Kurt M. Campbell, chairman and chief executive of the Asia Group investment and consulting firm, was assistant secretary of state for East Asian and Pacific Affairs from 2009 to 2013.


Much has been written about the domestic consequences of growing income inequality in the United States — how inequality depresses growth, puts downward pressure on the middle class, accentuates wage stagnation and creates added difficulty paying for a college education and buying a home — but much less has been said about how inequality will affect America’s role in the world. How will the social science experiment of allowing wealth to settle so unequally between the top 1 percent and rest of the United States impact the foundations and contours of U.S. foreign policy?
In fact, there are likely to be subtle and direct consequences of growing inequality both for the United States’ international standing and its activism.
In most critical respects, the United States has helped to create and underwrite the global operating system since the end of World War II. This required a citizen’s sense of external responsibility and belief that the United States had something unique and valuable to confer to the world. Americans over these generations have regularly demonstrated in word and deed that they were prepared to bear burdens and advance ideas. Coinciding with this era was a general sense of overarching optimism that reinforced a post-World War II period of unprecedented American activism on the global scene. It is likely that as a growing segment of the population strains just to get by, it will increasingly view foreign policy — foreign assistance and military spending alike — as a kind of luxury ripe for cuts and a reduction in ambition. It is possible to see early indicators of these sentiments on the right and left, in the form of both tea party isolationism and Occupy Wall Street suspicion that corporate interests drive America’s foreign entanglements.
It is also the case that other countries have long emulated aspects of the American Way in designing their own development models. Having access to higher education, creating conditions that support innovation and allowing for greater upward mobility have all been deeply attractive qualities to many nations. But it is the construction of a durable U.S. middle class that has been perhaps most compelling to highly stratified societies across Latin America, Asia and Africa. Now, however, the United States is moving in the other direction, toward an unstable society divided between astronomically rich elites and everyone else. This undermines a critical component of U.S. soft power and is a model for societal engineering that few would choose to emulate.

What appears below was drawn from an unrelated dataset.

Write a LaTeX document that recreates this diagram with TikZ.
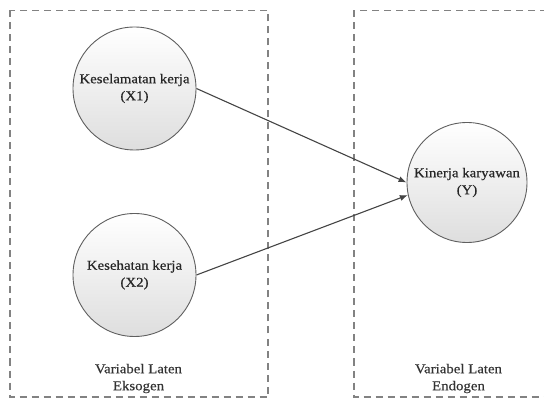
\documentclass[tikz,border=0pt]{standalone}
\usepackage{fontspec}
\setmainfont{Liberation Serif}[FakeStretch=1.1,FakeBold=0.4]
\usetikzlibrary{arrows.meta,positioning}
\definecolor{boxgray}{RGB}{130,130,130}
\definecolor{rimgray}{RGB}{95,95,95}
\definecolor{linegray}{RGB}{68,68,68}
\tikzset{
  kotak/.style={
    draw=boxgray,
    line width=1.2pt,
    dash pattern=on 7pt off 5pt,
    inner sep=0pt
  },
  laten/.style={
    circle,
    draw=rimgray,
    line width=0.9pt,
    top color=white,
    bottom color=black!13,
    minimum size=123pt,
    inner sep=0pt,
    align=center,
    text=black!85,
    font=\fontsize{13.5}{17}\selectfont
  },
  judul/.style={
    align=center,
    text=black!80,
    font=\fontsize{13.5}{17}\selectfont
  },
  panah/.style={
    -{Latex[length=8pt,width=6pt]},
    line width=1.1pt,
    linegray
  }
}

\begin{document}
\begin{tikzpicture}[x=1pt,y=-1pt]
\useasboundingbox (0,0) rectangle (544,398);
% kotak variabel
\draw[kotak] (10,10.5) rectangle (268,397);
\draw[kotak] (354,10.5) rectangle (550,397);
% variabel laten
\node[laten] (x1) at (134.5,88.5) {Keselamatan kerja\\(X1)};
\node[laten] (x2) at (134.5,275) {Kesehatan kerja\\(X2)};
\node[laten,minimum size=120pt] (y) at (467,182.5) {Kinerja karyawan\\(Y)};
\node[judul] (eksogen) at (138.5,378.5) {Variabel Laten\\Eksogen};
\node[judul] (endogen) at (458.5,378.5) {Variabel Laten\\Endogen};
% jalur
\draw[panah] (x1.east) -- (y.180);
\draw[panah] (x2.east) -- (y.192);
\end{tikzpicture}
\end{document}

It is also the case that the most recent era of U.S. exertion on the global stage has involved nearly 15 years of conflict in the Middle East and South Asia. The most important features of these largely military engagements have involved refinements in counterinsurgency technique and adaptations in military technology. A different 1 percent of the U.S. population has been primarily involved in this struggle: the U.S. military and others associated with the defense establishment. Aside from clapping when a uniformed military member greets an emotional family at an airport homecoming, the vast majority of the population has been largely unaffected by these conflicts. They neither paid for nor fought these wars.
The next phase of intense global engagement is likely to demand much more from a larger share of the population. The lion’s share of 21st-century history will play out in Asia, with its thriving and acquisitive middle classes driving innovation, nationalist competitions, military ambitions, struggles over history and identity, and simple pursuit of power. The United States is in the midst of a major reorientation of its foreign policy and commercial priorities that will draw it more closely to Asia in the decades ahead. The competition for power and prestige there rests on comprehensive aspects of national power — as much to our product and service offerings, the strength of our educational system and the health and vitality of our national infrastructure as to the quality of U.S. military capabilities. Each of these efforts require substantial and sustained longer-term investments; all face funding shortfalls due to myriad challenges. A corresponding consequence of growing inequality has been a reduction in support for these building blocks for comprehensive and sustained international engagement.
The worrisome dimensions of income inequality on the quality of domestic American life should be enough to cause us to consider enacting remedies. However, the potential negative implications on U.S. performance internationally can only add to the case. Ultimately, a sustained and purposeful American internationalism is inextricably linked to the health of our domestic life, to which gaping inequality is the biggest threat.